Actual, some of us who are religions feel the same way. Christmas is far to commercialized and takes away from the whole religious aspect (IMO). Sure, we're celebrating Jesus' birth, but to me, I'd prefer something more intimate as opposed to all glitter and bows and glam and "me, me, me".

As for the commercialized aspect, the Santa Christmas, it's way out of proportion. I too hate walking into a store before the Halloween (let alone Thanksgiving) decorations are put away and seeing all the excess (on aside note, I walked into Kohl's the other day and they had bathing suits and shorts ready to replace the winter gear, because hello, we need those in the middle of winter??????). Christmas is pretty stressful - the baking, the things to do (caroling and parties and school events and everything else), the sending cards (I love this part actually) and Christmas music 24/7 adds to the stress of the holidays and instead of being stressed for a few weeks, your stressed for months.

Christmas Day is my daughter's birthday. With a few unexpected events this weekend, I had no time to bake cupcakes. Iwent to the store to buy some and found one box (one out of almost 2 dozen or so prepackaged cupcakes) that were not Christmasy. They had snowflakes on them, but I'll take what I can get. It's so hard to separate it from Christmas but we try our hardest. The teacher even asked me today, would you prefer we celebrated today as opposed to with the holiday party tomorrow.

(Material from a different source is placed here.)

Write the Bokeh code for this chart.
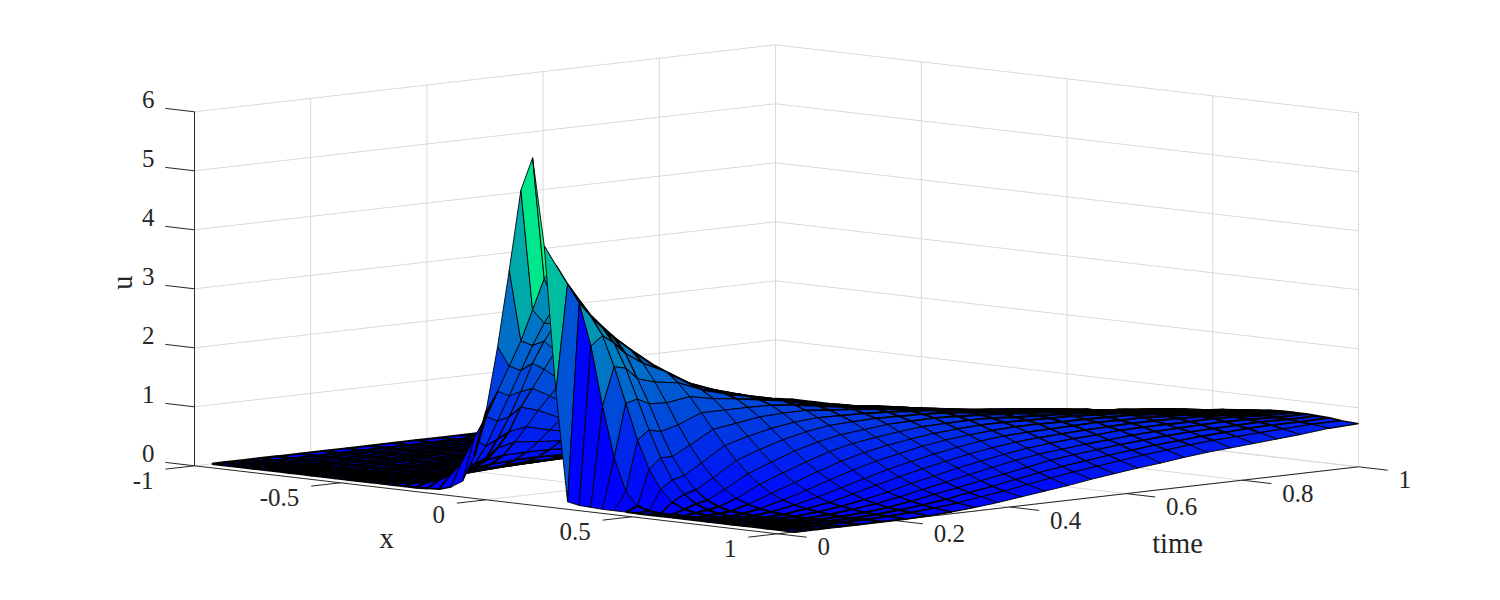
import numpy as np
from bokeh.plotting import figure
from bokeh.models import Range1d
from bokeh.core.properties import value
from bokeh.embed import file_html
from bokeh.resources import INLINE

# Surface samples: u on (time, x). Left tail zeros are omitted.
x_values = [-1.0] + [round(-0.94 + 0.04 * k, 2) for k in range(48)] + [1.0]
t_values = [.03, .05, .07, .09, .11, .14, .18, .22, .26, .30, .34, .38, .42, .46, .50,
            .54, .58, .62, .66, .70, .74, .78, .82, .86, .90, .95, 1.0]
first_x = [-.26, -.42, -.46, -.50, -.54, -.58, -.62, -.70, -.74, -.78, -.82, -.86, -.90,
           -.94, -.94, -.94, -.94, -.94, -.94, -.94, -.94, -.94, -.94, -.94, -.94, -.94, -.94]
u_rows = [
 [.01,.02,.08,.20,.65,1.42,2.55,3.87,5.25,5.82,4.35,1.90,.06,.02,.01],
 [.01,.02,.04,.07,.13,.25,.50,.90,1.30,1.75,2.20,2.65,3.20,3.75,4.00,3.70,3.40,2.70,1.70,.85,.30,.08,.02],
 [.01,.01,.02,.05,.08,.15,.25,.42,.75,1.20,1.65,2.10,2.55,2.95,3.30,3.50,3.40,3.15,2.85,2.35,1.75,1.15,.68,.36,.17,.07,.03,.01],
 [.01,.01,.02,.04,.07,.12,.20,.32,.50,.85,1.25,1.70,2.20,2.60,2.92,3.13,3.20,3.12,2.95,2.70,2.30,1.80,1.30,.85,.50,.28,.14,.06,.02],
 [.01,.01,.02,.04,.07,.11,.17,.26,.42,.65,.95,1.39,1.73,2.08,2.41,2.67,2.86,2.95,2.90,2.75,2.50,2.10,1.70,1.25,.85,.55,.33,.18,.09,.04,.02,.01],
 [.01,.01,.02,.03,.05,.08,.11,.18,.30,.47,.72,1.00,1.30,1.57,1.84,2.10,2.32,2.48,2.58,2.60,2.50,2.30,2.01,1.68,1.33,1.01,.73,.50,.33,.20,.12,.07,.04,.02,.01],
 [.01,.01,.02,.03,.04,.06,.09,.13,.20,.32,.48,.68,.90,1.12,1.32,1.53,1.72,1.90,2.04,2.14,2.19,2.19,2.11,1.95,1.74,1.49,1.23,.98,.75,.55,.39,.26,.17,.11,.07,.04,.02,.01],
 [.01,.01,.01,.02,.03,.04,.06,.08,.10,.15,.22,.33,.48,.65,.82,1.00,1.16,1.32,1.47,1.61,1.73,1.82,1.88,1.90,1.87,1.79,1.66,1.49,1.29,1.09,.89,.70,.54,.40,.29,.20,.13,.09,.06,.03,.02,.01],
 [.01,.01,.01,.02,.02,.03,.05,.06,.08,.11,.16,.22,.32,.45,.60,.75,.90,1.03,1.17,1.30,1.42,1.53,1.61,1.68,1.71,1.72,1.68,1.61,1.49,1.35,1.18,1.01,.84,.68,.54,.42,.31,.23,.16,.11,.07,.05,.03,.01],
 [.01,.01,.01,.02,.02,.03,.04,.05,.07,.09,.12,.17,.24,.33,.44,.57,.71,.84,.96,1.07,1.19,1.29,1.39,1.47,1.54,1.58,1.60,1.59,1.55,1.48,1.37,1.24,1.10,.95,.81,.67,.54,.42,.33,.24,.18,.13,.09,.06,.03],
 [.01,.01,.01,.02,.02,.03,.03,.05,.06,.08,.11,.15,.20,.27,.35,.45,.56,.67,.78,.89,.99,1.09,1.19,1.27,1.35,1.41,1.46,1.49,1.50,1.49,1.44,1.37,1.27,1.16,1.03,.90,.77,.65,.53,.43,.34,.26,.20,.14,.10,.06],
 [.01,.01,.01,.01,.02,.02,.03,.04,.05,.07,.09,.12,.16,.21,.27,.35,.44,.53,.63,.72,.81,.90,.99,1.08,1.16,1.23,1.29,1.34,1.38,1.40,1.40,1.38,1.33,1.26,1.18,1.07,.96,.85,.73,.62,.52,.42,.34,.27,.21,.16,.10],
 [.01,.01,.01,.02,.03,.04,.05,.06,.08,.10,.12,.15,.18,.22,.27,.32,.38,.45,.52,.59,.67,.76,.84,.92,1.00,1.08,1.14,1.20,1.25,1.29,1.32,1.33,1.32,1.30,1.25,1.19,1.11,1.01,.91,.81,.70,.60,.51,.42,.34,.27,.21,.15],
 [.01,.01,.01,.02,.02,.03,.04,.05,.06,.08,.10,.12,.15,.18,.22,.26,.31,.37,.43,.49,.56,.63,.71,.78,.86,.93,1.00,1.07,1.12,1.17,1.22,1.25,1.26,1.27,1.26,1.23,1.18,1.12,1.05,.96,.87,.77,.68,.58,.50,.41,.34,.28,.20],
 [.01,.01,.01,.02,.02,.03,.04,.05,.07,.08,.10,.12,.15,.18,.22,.26,.30,.35,.41,.47,.53,.60,.67,.74,.81,.88,.94,1.00,1.06,1.11,1.15,1.18,1.21,1.22,1.22,1.20,1.17,1.13,1.06,.99,.91,.83,.74,.65,.57,.48,.41,.34,.25],
 [.01,.01,.02,.02,.03,.03,.04,.05,.07,.08,.10,.12,.15,.18,.21,.25,.29,.34,.39,.45,.50,.56,.63,.69,.76,.82,.88,.94,.99,1.04,1.08,1.12,1.15,1.16,1.17,1.17,1.15,1.11,1.07,1.01,.94,.87,.79,.71,.63,.55,.47,.40,.31],
 [.01,.01,.02,.02,.03,.04,.04,.06,.07,.08,.10,.12,.15,.17,.21,.24,.28,.32,.37,.42,.47,.53,.59,.65,.71,.77,.82,.88,.93,.98,1.02,1.05,1.08,1.10,1.12,1.12,1.11,1.09,1.06,1.01,.96,.89,.82,.75,.67,.60,.52,.45,.36],
 [.01,.01,.02,.02,.03,.04,.05,.06,.07,.08,.10,.12,.14,.17,.20,.23,.27,.31,.35,.40,.45,.50,.55,.60,.66,.71,.77,.82,.87,.92,.96,.99,1.02,1.04,1.06,1.07,1.07,1.06,1.03,1.00,.96,.90,.84,.78,.71,.64,.57,.50,.41],
 [.01,.02,.02,.02,.03,.04,.05,.06,.07,.08,.10,.12,.14,.16,.19,.22,.26,.29,.33,.38,.42,.47,.52,.57,.62,.67,.72,.77,.82,.86,.90,.94,.97,.99,1.01,1.02,1.03,1.03,1.01,.99,.95,.91,.86,.80,.74,.68,.61,.55,.45],
 [.01,.02,.02,.03,.03,.04,.05,.06,.07,.08,.10,.12,.14,.16,.19,.22,.25,.28,.32,.36,.40,.45,.49,.54,.59,.64,.69,.73,.78,.82,.86,.90,.93,.95,.97,.99,1.00,1.00,.99,.98,.95,.92,.87,.83,.77,.71,.65,.59,.50],
 [.01,.02,.02,.03,.03,.04,.05,.06,.07,.08,.10,.12,.14,.16,.18,.21,.24,.27,.31,.34,.38,.43,.47,.51,.56,.60,.65,.69,.74,.78,.82,.85,.89,.91,.93,.95,.96,.97,.97,.96,.94,.91,.88,.84,.79,.74,.68,.63,.54],
 [.01,.02,.02,.03,.03,.04,.05,.06,.07,.08,.10,.11,.13,.15,.18,.20,.23,.26,.29,.33,.36,.40,.44,.48,.53,.57,.61,.66,.70,.74,.77,.81,.84,.87,.89,.91,.93,.94,.94,.94,.93,.91,.88,.84,.80,.76,.71,.66,.57],
 [.02,.02,.02,.03,.03,.04,.05,.06,.07,.08,.09,.11,.12,.14,.16,.18,.21,.24,.27,.30,.34,.36,.40,.44,.48,.52,.56,.60,.63,.67,.71,.74,.77,.80,.82,.84,.86,.87,.88,.90,.90,.89,.87,.84,.81,.77,.73,.68,.60],
 [.02,.02,.02,.03,.03,.04,.05,.06,.07,.07,.08,.10,.11,.13,.15,.18,.20,.22,.25,.28,.31,.34,.37,.41,.45,.47,.51,.55,.59,.62,.65,.69,.72,.74,.76,.79,.81,.83,.85,.86,.87,.87,.86,.85,.82,.78,.75,.70,.63],
 [.02,.02,.02,.03,.03,.04,.05,.06,.07,.07,.08,.10,.11,.13,.15,.17,.19,.21,.24,.26,.30,.33,.35,.39,.42,.46,.49,.53,.56,.60,.62,.66,.69,.72,.74,.76,.78,.80,.82,.84,.84,.84,.84,.83,.81,.79,.76,.72,.66],
 [.02,.02,.02,.03,.03,.04,.05,.05,.06,.07,.08,.09,.11,.12,.14,.16,.18,.20,.22,.25,.28,.30,.33,.36,.40,.42,.46,.49,.52,.55,.59,.62,.64,.67,.70,.72,.74,.75,.76,.78,.79,.80,.80,.80,.79,.78,.76,.74,.71],
 [.02,.02,.02,.02,.03,.03,.04,.04,.05,.06,.07,.08,.09,.11,.12,.14,.16,.18,.20,.22,.24,.27,.29,.32,.34,.38,.40,.44,.46,.50,.52,.55,.57,.60,.62,.65,.67,.70,.72,.74,.76,.78,.79,.79,.79,.78,.77,.75,.73],
]
z_ticks = [0, 1, 2, 3, 4, 5, 6]
x_ticks = [-1, -0.5, 0, 0.5, 1]
x_tick_labels = ["-1", "-0.5", "0", "0.5", "1"]
t_ticks = [0, 0.2, 0.4, 0.6, 0.8, 1]
t_tick_labels = ["0", "0.2", "0.4", "0.6", "0.8", "1"]

# Orthographic view of the box
def proj(x, t, z):
    return (485.5 + 291.5 * np.asarray(x, float) + 581.0 * np.asarray(t, float),
            499.3 + 34.0 * np.asarray(x, float) - 67.0 * np.asarray(t, float) - 59.0 * np.asarray(z, float))

U = np.zeros((len(t_values), len(x_values)))
for i, (fx, row) in enumerate(zip(first_x, u_rows)):
    j0 = x_values.index(fx)
    U[i, j0:j0 + len(row)] = row[:len(x_values) - j0]
umax = U.max()

xs, ys, colors, widths = [], [], [], []
for i in range(len(t_values) - 2, -1, -1):
    for j in range(len(x_values) - 1):
        cx = [x_values[j], x_values[j], x_values[j + 1], x_values[j + 1]]
        ct = [t_values[i], t_values[i + 1], t_values[i + 1], t_values[i]]
        cz = [U[i, j], U[i + 1, j], U[i + 1, j + 1], U[i, j + 1]]
        px, py = proj(cx, ct, cz)
        area = 0.5 * abs((px[2] - px[0]) * (py[3] - py[1]) - (px[3] - px[1]) * (py[2] - py[0]))
        v = U[i, j] / umax
        xs.append(px.tolist())
        ys.append(py.tolist())
        colors.append("#%02x%02x%02x" % (0, int(round(255 * v)), int(round(255 * (1 - 0.5 * v)))))
        widths.append(float(np.interp(area, [70, 220], [2.2, 0.9])))

p = figure(width=1484, height=584, x_range=Range1d(0, 1484), y_range=Range1d(584, 0),
           output_backend="svg", toolbar_location=None, min_border=0)
p.axis.visible = False
p.grid.visible = False
p.outline_line_color = None
p.background_fill_color = "white"

GRID = "#d9d9d9"
AX = "#262626"
gx, gy = [], []
def seg(store_x, store_y, a, b):
    ax, ay = proj(*a)
    bx, by = proj(*b)
    store_x.append([float(ax), float(bx)])
    store_y.append([float(ay), float(by)])

for z in z_ticks:
    seg(gx, gy, (-1, 0, z), (-1, 1, z))
    seg(gx, gy, (-1, 1, z), (1, 1, z))
for t in t_ticks[1:]:
    seg(gx, gy, (-1, t, 0), (-1, t, 6))
    seg(gx, gy, (-1, t, 0), (1, t, 0))
for x in x_ticks[1:]:
    seg(gx, gy, (x, 1, 0), (x, 1, 6))
    seg(gx, gy, (x, 0, 0), (x, 1, 0))
p.multi_line(gx, gy, line_color=GRID, line_width=1)

ax_x, ax_y = [], []
seg(ax_x, ax_y, (-1, 0, 0), (-1, 0, 6))
seg(ax_x, ax_y, (-1, 0, 0), (1, 0, 0))
seg(ax_x, ax_y, (1, 0, 0), (1, 1, 0))
for z in z_ticks:
    seg(ax_x, ax_y, (-1, 0, z), (-1.1, 0, z))
for x in x_ticks:
    seg(ax_x, ax_y, (x, 0, 0), (x, -0.05, 0))
for t in t_ticks:
    seg(ax_x, ax_y, (1, t, 0), (1.1, t, 0))
p.multi_line(ax_x, ax_y, line_color=AX, line_width=1)

p.patches(xs, ys, fill_color=colors, line_color="black", line_width=widths)

def label(tx, ty, texts, size, align="center", angle=0.0):
    p.text(tx, ty, text=texts, text_font=value("Liberation Serif"), text_font_size=size,
           text_color=AX, text_align=align, text_baseline="middle", angle=angle)

zx, zy = proj([-1.0] * len(z_ticks), [0.0] * len(z_ticks), z_ticks)
label((zx - 40).tolist(), (zy - 12).tolist(), [str(z) for z in z_ticks], "25px", "right")
xx, xy = proj(x_ticks, [0.0] * len(x_ticks), [0.0] * len(x_ticks))
label((xx - 41).tolist(), (xy + 15).tolist(), x_tick_labels, "25px", "right")
tx, ty = proj([1.0] * len(t_ticks), t_ticks, [0.0] * len(t_ticks))
label((tx + 40).tolist(), (ty + 13).tolist(), t_tick_labels, "25px", "left")
label([386], [538], ["x"], "28.5px")
label([1177], [543], ["time"], "28.5px")
label([122], [282], ["u"], "28.5px", angle=np.pi / 2)

open("out.html", "w").write(file_html(p, INLINE))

Anyway, sorry for the rant, but your not alone feeling that way. Some of us Christmas folks are overwhelmed with the commercialization of the holidays as well!

digraph

A few weeks ago I was very excited to show my 3 yo that in Belmont they had a banner in a public space that had an image of a menorah. Sadly our town is just about xmas.

Meg

Christmas, the religious holiday, is actually twelve days. In countries that are predominately Catholic, the big celebration is on Jan 6,(the day Jesus was introduced to the gentiles) not Dec 25.

Commercial Christmas is 24 hours and I agree with you - it has gone way overboard and lasts way to long.

It's tough to be Catholic at Christmastime, too, when everyone is talking about shopping and teaching kids to want, want, want, when your tree needs to be at the curb before Kings Day and when you have to say Happy Holidays rather than Happy Chanukah AND Merry Christmas.